_What is expected_: Output all the data exactly. Pictures do not belong in the copy.

_Dataset extract_:
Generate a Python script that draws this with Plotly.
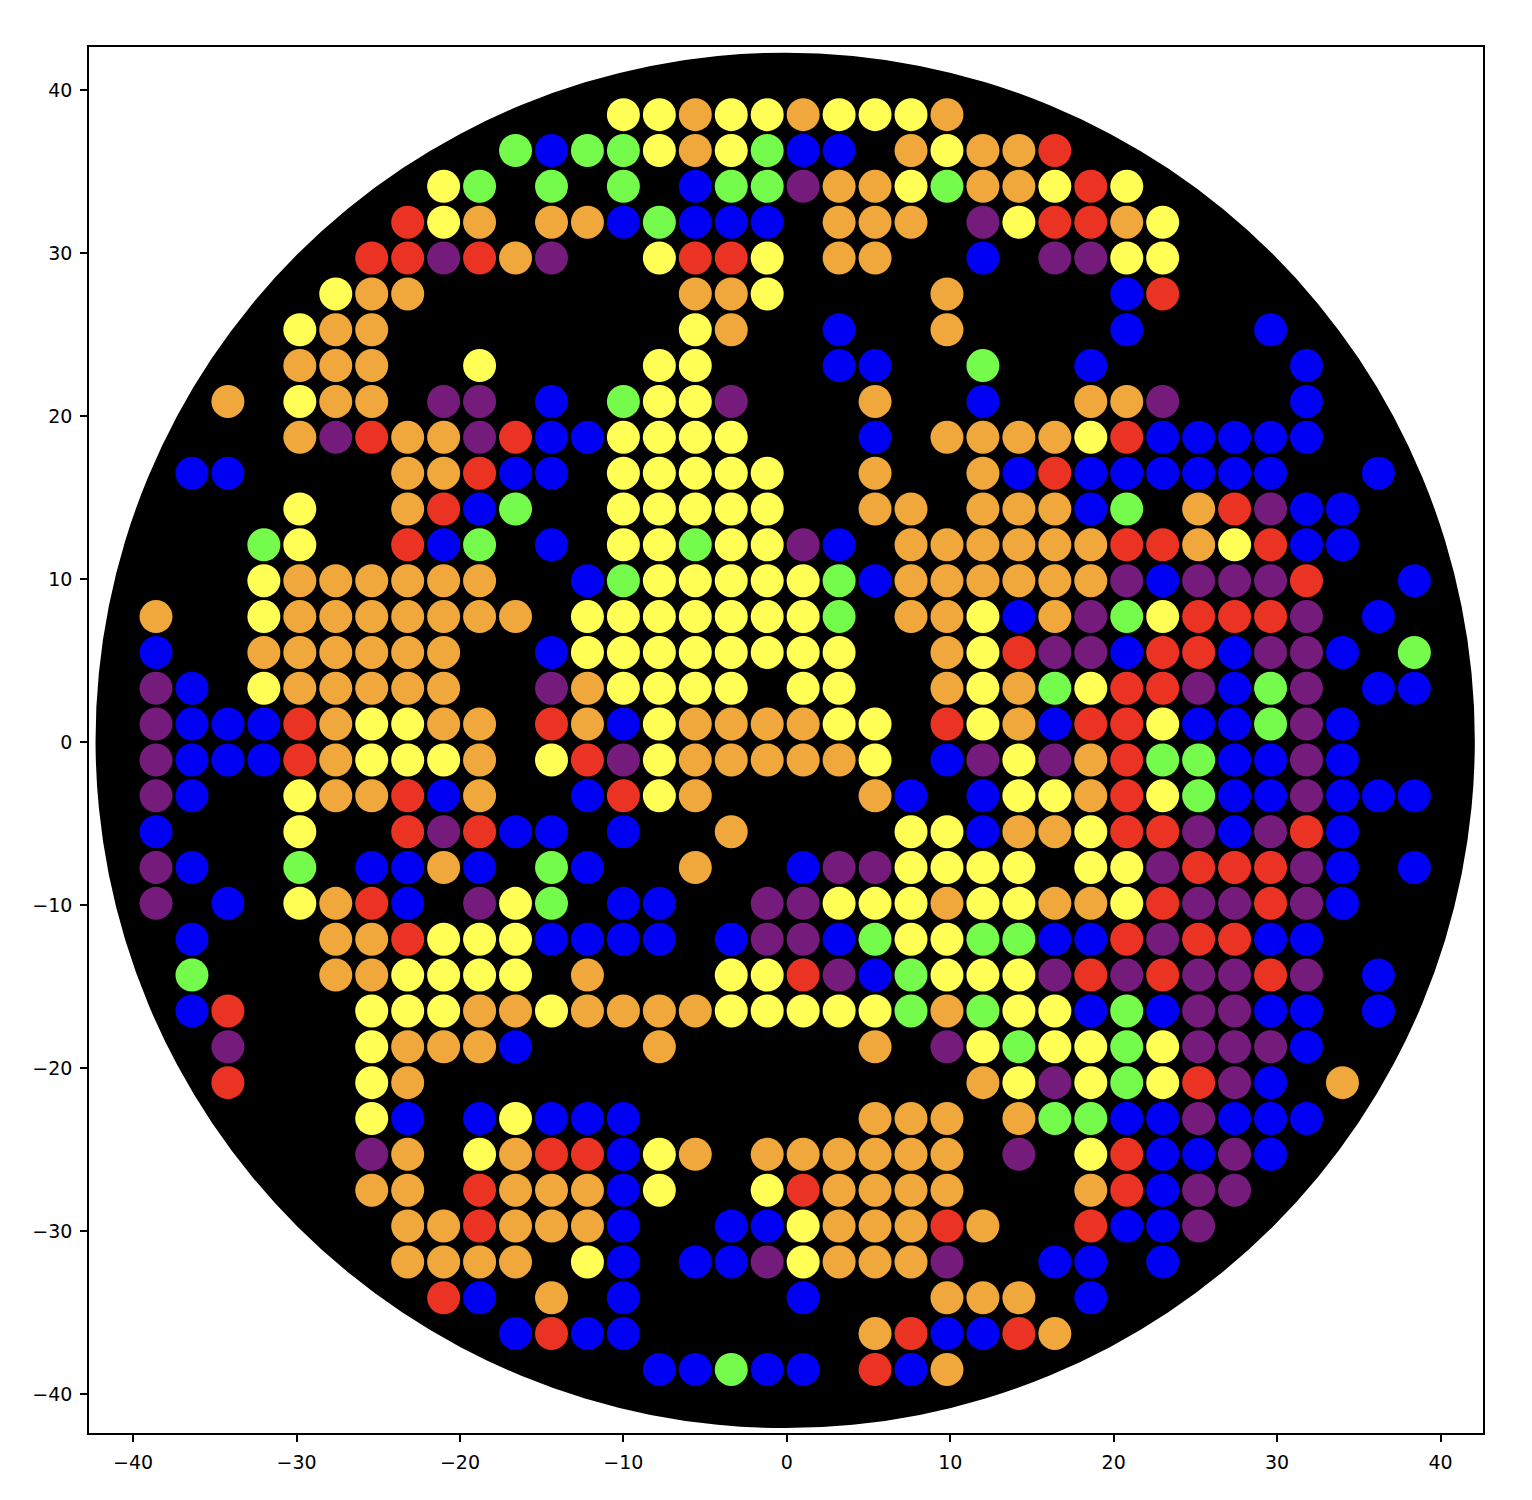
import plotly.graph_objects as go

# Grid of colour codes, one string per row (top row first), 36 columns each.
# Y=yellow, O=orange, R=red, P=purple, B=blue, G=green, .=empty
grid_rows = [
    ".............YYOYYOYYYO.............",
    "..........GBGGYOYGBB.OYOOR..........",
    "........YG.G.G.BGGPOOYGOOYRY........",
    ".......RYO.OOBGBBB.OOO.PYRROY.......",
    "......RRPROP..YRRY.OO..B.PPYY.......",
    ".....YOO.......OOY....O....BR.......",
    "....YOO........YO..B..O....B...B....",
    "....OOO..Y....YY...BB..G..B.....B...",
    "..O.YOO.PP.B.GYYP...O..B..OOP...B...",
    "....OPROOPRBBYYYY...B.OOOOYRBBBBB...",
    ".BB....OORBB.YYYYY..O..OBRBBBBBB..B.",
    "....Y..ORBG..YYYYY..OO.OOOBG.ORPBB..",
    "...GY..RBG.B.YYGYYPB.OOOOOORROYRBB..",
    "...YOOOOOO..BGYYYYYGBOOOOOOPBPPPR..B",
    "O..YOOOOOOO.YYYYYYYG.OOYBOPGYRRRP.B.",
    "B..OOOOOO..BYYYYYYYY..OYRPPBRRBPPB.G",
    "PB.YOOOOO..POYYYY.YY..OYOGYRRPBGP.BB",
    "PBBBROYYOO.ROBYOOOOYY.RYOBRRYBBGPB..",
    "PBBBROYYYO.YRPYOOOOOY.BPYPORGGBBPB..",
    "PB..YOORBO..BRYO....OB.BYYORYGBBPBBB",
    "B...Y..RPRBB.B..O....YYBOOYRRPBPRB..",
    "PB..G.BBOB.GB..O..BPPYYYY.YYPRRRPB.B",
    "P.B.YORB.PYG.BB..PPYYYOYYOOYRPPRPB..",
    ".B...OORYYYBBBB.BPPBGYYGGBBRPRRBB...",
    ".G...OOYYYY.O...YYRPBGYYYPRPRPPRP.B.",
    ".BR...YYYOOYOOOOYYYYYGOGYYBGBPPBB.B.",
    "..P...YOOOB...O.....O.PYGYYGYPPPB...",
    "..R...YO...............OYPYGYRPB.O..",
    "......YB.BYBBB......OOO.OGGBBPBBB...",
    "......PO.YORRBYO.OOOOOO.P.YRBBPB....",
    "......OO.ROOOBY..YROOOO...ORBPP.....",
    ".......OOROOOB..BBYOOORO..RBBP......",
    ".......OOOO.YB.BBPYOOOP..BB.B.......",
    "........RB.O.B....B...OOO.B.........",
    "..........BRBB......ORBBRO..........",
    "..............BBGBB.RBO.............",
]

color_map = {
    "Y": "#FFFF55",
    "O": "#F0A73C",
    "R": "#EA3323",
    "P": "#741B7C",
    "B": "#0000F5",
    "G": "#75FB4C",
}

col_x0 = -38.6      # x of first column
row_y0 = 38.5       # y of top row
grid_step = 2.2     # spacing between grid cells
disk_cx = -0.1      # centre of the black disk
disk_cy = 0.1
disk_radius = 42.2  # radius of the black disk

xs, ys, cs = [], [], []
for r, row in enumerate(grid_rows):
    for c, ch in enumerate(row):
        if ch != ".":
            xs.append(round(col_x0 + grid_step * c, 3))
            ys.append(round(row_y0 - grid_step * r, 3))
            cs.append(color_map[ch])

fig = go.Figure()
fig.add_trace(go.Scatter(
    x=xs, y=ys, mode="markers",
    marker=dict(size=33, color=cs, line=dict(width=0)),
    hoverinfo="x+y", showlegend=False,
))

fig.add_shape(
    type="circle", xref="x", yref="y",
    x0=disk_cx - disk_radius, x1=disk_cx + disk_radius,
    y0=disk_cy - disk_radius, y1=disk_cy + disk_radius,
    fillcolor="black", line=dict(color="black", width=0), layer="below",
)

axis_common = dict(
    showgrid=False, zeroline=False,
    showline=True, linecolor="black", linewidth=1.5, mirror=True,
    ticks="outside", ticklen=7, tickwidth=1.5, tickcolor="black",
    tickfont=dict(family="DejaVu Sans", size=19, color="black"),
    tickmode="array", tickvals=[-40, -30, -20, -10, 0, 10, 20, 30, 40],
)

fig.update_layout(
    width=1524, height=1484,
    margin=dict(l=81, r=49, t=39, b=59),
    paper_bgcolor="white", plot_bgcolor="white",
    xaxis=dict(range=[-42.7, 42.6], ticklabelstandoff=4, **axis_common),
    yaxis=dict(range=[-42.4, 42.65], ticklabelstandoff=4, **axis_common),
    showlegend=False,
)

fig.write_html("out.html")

_Solution for this exercise_:
Generate a Python script that draws this with Plotly.
import plotly.graph_objects as go

# Grid of colour codes, one string per row (top row first), 36 columns each.
# Y=yellow, O=orange, R=red, P=purple, B=blue, G=green, .=empty
grid_rows = [
    ".............YYOYYOYYYO.............",
    "..........GBGGYOYGBB.OYOOR..........",
    "........YG.G.G.BGGPOOYGOOYRY........",
    ".......RYO.OOBGBBB.OOO.PYRROY.......",
    "......RRPROP..YRRY.OO..B.PPYY.......",
    ".....YOO.......OOY....O....BR.......",
    "....YOO........YO..B..O....B...B....",
    "....OOO..Y....YY...BB..G..B.....B...",
    "..O.YOO.PP.B.GYYP...O..B..OOP...B...",
    "....OPROOPRBBYYYY...B.OOOOYRBBBBB...",
    ".BB....OORBB.YYYYY..O..OBRBBBBBB..B.",
    "....Y..ORBG..YYYYY..OO.OOOBG.ORPBB..",
    "...GY..RBG.B.YYGYYPB.OOOOOORROYRBB..",
    "...YOOOOOO..BGYYYYYGBOOOOOOPBPPPR..B",
    "O..YOOOOOOO.YYYYYYYG.OOYBOPGYRRRP.B.",
    "B..OOOOOO..BYYYYYYYY..OYRPPBRRBPPB.G",
    "PB.YOOOOO..POYYYY.YY..OYOGYRRPBGP.BB",
    "PBBBROYYOO.ROBYOOOOYY.RYOBRRYBBGPB..",
    "PBBBROYYYO.YRPYOOOOOY.BPYPORGGBBPB..",
    "PB..YOORBO..BRYO....OB.BYYORYGBBPBBB",
    "B...Y..RPRBB.B..O....YYBOOYRRPBPRB..",
    "PB..G.BBOB.GB..O..BPPYYYY.YYPRRRPB.B",
    "P.B.YORB.PYG.BB..PPYYYOYYOOYRPPRPB..",
    ".B...OORYYYBBBB.BPPBGYYGGBBRPRRBB...",
    ".G...OOYYYY.O...YYRPBGYYYPRPRPPRP.B.",
    ".BR...YYYOOYOOOOYYYYYGOGYYBGBPPBB.B.",
    "..P...YOOOB...O.....O.PYGYYGYPPPB...",
    "..R...YO...............OYPYGYRPB.O..",
    "......YB.BYBBB......OOO.OGGBBPBBB...",
    "......PO.YORRBYO.OOOOOO.P.YRBBPB....",
    "......OO.ROOOBY..YROOOO...ORBPP.....",
    ".......OOROOOB..BBYOOORO..RBBP......",
    ".......OOOO.YB.BBPYOOOP..BB.B.......",
    "........RB.O.B....B...OOO.B.........",
    "..........BRBB......ORBBRO..........",
    "..............BBGBB.RBO.............",
]

color_map = {
    "Y": "#FFFF55",
    "O": "#F0A73C",
    "R": "#EA3323",
    "P": "#741B7C",
    "B": "#0000F5",
    "G": "#75FB4C",
}

col_x0 = -38.6      # x of first column
row_y0 = 38.5       # y of top row
grid_step = 2.2     # spacing between grid cells
disk_cx = -0.1      # centre of the black disk
disk_cy = 0.1
disk_radius = 42.2  # radius of the black disk

xs, ys, cs = [], [], []
for r, row in enumerate(grid_rows):
    for c, ch in enumerate(row):
        if ch != ".":
            xs.append(round(col_x0 + grid_step * c, 3))
            ys.append(round(row_y0 - grid_step * r, 3))
            cs.append(color_map[ch])

fig = go.Figure()
fig.add_trace(go.Scatter(
    x=xs, y=ys, mode="markers",
    marker=dict(size=33, color=cs, line=dict(width=0)),
    hoverinfo="x+y", showlegend=False,
))

fig.add_shape(
    type="circle", xref="x", yref="y",
    x0=disk_cx - disk_radius, x1=disk_cx + disk_radius,
    y0=disk_cy - disk_radius, y1=disk_cy + disk_radius,
    fillcolor="black", line=dict(color="black", width=0), layer="below",
)

axis_common = dict(
    showgrid=False, zeroline=False,
    showline=True, linecolor="black", linewidth=1.5, mirror=True,
    ticks="outside", ticklen=7, tickwidth=1.5, tickcolor="black",
    tickfont=dict(family="DejaVu Sans", size=19, color="black"),
    tickmode="array", tickvals=[-40, -30, -20, -10, 0, 10, 20, 30, 40],
)

fig.update_layout(
    width=1524, height=1484,
    margin=dict(l=81, r=49, t=39, b=59),
    paper_bgcolor="white", plot_bgcolor="white",
    xaxis=dict(range=[-42.7, 42.6], ticklabelstandoff=4, **axis_common),
    yaxis=dict(range=[-42.4, 42.65], ticklabelstandoff=4, **axis_common),
    showlegend=False,
)

fig.write_html("out.html")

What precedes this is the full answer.